— start of Data extract —

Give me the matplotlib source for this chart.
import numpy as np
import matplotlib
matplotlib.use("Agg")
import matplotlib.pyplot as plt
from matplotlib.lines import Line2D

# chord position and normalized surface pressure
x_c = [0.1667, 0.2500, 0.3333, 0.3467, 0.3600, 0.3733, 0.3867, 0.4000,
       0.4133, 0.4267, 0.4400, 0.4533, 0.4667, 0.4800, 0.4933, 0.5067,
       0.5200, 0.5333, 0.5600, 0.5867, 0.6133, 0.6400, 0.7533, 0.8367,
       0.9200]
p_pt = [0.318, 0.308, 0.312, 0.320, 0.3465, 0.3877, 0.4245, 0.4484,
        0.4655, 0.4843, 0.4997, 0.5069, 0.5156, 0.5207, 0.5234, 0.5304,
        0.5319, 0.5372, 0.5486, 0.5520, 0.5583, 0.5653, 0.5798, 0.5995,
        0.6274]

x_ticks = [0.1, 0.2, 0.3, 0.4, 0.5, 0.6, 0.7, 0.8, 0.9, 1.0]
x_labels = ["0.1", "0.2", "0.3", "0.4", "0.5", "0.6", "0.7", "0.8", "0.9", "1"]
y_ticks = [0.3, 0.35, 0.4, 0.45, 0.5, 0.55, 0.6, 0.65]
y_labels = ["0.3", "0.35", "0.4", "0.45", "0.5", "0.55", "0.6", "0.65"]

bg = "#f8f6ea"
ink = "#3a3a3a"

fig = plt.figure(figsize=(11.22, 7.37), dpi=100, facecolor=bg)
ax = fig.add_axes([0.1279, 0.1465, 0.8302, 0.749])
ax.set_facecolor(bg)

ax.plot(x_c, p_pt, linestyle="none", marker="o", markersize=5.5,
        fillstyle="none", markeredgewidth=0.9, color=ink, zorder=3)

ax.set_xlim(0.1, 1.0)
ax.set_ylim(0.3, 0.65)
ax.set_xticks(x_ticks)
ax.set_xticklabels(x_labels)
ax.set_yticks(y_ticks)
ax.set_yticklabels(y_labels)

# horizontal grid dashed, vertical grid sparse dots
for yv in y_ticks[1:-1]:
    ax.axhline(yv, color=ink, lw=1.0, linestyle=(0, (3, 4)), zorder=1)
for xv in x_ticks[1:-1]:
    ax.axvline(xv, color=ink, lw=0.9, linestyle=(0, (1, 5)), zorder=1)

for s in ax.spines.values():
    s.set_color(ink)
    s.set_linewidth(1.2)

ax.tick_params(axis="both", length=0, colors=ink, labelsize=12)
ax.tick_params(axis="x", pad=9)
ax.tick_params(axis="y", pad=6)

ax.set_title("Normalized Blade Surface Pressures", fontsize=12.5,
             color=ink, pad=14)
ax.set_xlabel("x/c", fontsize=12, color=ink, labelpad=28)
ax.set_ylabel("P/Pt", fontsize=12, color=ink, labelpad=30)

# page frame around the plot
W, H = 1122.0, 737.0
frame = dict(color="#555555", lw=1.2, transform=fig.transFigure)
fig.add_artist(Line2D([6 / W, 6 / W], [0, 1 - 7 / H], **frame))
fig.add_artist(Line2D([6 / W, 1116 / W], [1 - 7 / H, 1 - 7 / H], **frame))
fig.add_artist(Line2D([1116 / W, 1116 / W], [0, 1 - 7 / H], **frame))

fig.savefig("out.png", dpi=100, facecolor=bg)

— end of Data extract —

- [The problem]: Reproduce, please, the lines of the material from its first line down to the line containing "from matplotlib.lines import Line2D", keeping both ends and nothing beyond them.

- [Answer below]:
Give me the matplotlib source for this chart.
import numpy as np
import matplotlib
matplotlib.use("Agg")
import matplotlib.pyplot as plt
from matplotlib.lines import Line2D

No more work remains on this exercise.